Blimey – what a week that was. Between them, Greece and the UK have been dragging me in all directions over the past seven days – with more than one sneaky politician trying to make the link between the two. But, just because the UK's deficit will be bigger than Greece's this year, should we be worried?Greece, for sure, is now looking into the abyss. Following weeks of prevarication, mutterings and blatant obstruction by the German government, S&P finally lost patience and downgraded Greek debt to junk status. And Moody's, which still has a relatively high-looking rating for Greek debt at the moment, warned that it too may soon follow suit.

Greece's problems are two-fold. First, it owes a lot of people a lot of money, not least because the previous government, kicked out last year, simply lied about its finances. But the second factor – the reluctant Ms Merkel – has not really been its doing. Euro area leaders could have killed this story three months ago with a strong show of support for the Hellenic Republic. But they did not – and the European authorities demonstrated, once again, that they completely fail to understand financial markets. Investors do not stand still while you are busy umm-ing and ah-ing: the market moves on, and dynamics quickly take over.

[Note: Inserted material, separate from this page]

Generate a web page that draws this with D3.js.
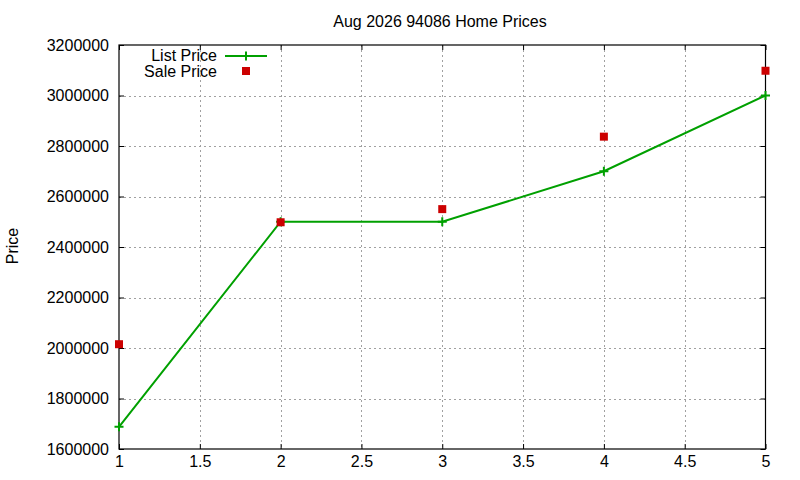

As a result, financial markets are now completely shut to Greece: it is entirely reliant on outside help. And with (almost) everyone keen to avoid a debt restructuring – a polite euphemism for default – the Euro area may well have to stump up over €100bn, together with extra money from the IMF, in order to give Greece a safe haven. Unfortunately, all the package will do is buy Greece time – and the €300bn question is whether the package buys enough for Greece to regain market confidence, and be able to issue debt again. That is far from certain. And, just to make things worse, even if the Germans do vote to release the first tranche of funds this week, worryingly there is no guarantee that they will not change their minds by the time the next instalment is due.

Just like swine flu, fears about Greece have been spreading among the rest of the PIIGS, with Portugal, Ireland, Spain and Italy all seeing their cost of borrowing rise this week. Portugal was worst hit, after S&P – them again, trying to catch up after ballsing up on Iceland – downgraded it two notches to A-, the equivalent rating that Moody's has for Greece*. German yields, in contrast, fell – as even if the Euro collapses, everybody thinks the Germans will keep their mantle of austerity. They are the benchmark 'safe bet' in the euro area.

What about the UK? Well, interestingly, UK yields did not go up this week, like those of the PIIGS. Instead, gilt yields fell, following German rates lower. This clearly indicates that investors still regard the UK as a safe bet too, despite the prospect of a hung parliament looming. And that is because, although our deficit may be bigger this year, just about every other aspect of the UK economy is brighter than in Greece. The UK may only have crawled out of recession – but Greece is still in one, which is about to get worse, and unemployment in the Mediterranean could remain higher than in the UK for at least as long as it took Odysseus to get home. The UK also has its own currency, which happily already fell sharply during 2008, regaining competitiveness the easy way, rather than forcing painful wage and price cuts on the economy, a la Greece. The UK debt stock is also much lower – and, if push really came to shove, the BoE is already pretty experienced at hoovering up gilts. The ECB, in contrast, would probably never countenance such a measure, even if it was guaranteed to stop the whole of Europe sinking without a trace like Atlantis.

In short, do not worry too much about the deficit here. Yes, it is big. And yes, the cuts that we will see may need to be so painful that this really is a good election to lose, unless you then want to be out of power for a long time. But all parties are committed to cutting borrowing and, while the UK is far from the US, it is still a relatively flexible and competitive economy by European standards. No-one should expect a great British recovery, for sure – but just pop over to Athens if you really want to see how much worse things are elsewhere. Provided, of course, you'd rather have the truth instead of a snazzy headline.

* Correct as of 14.37:23 on Friday 30 April.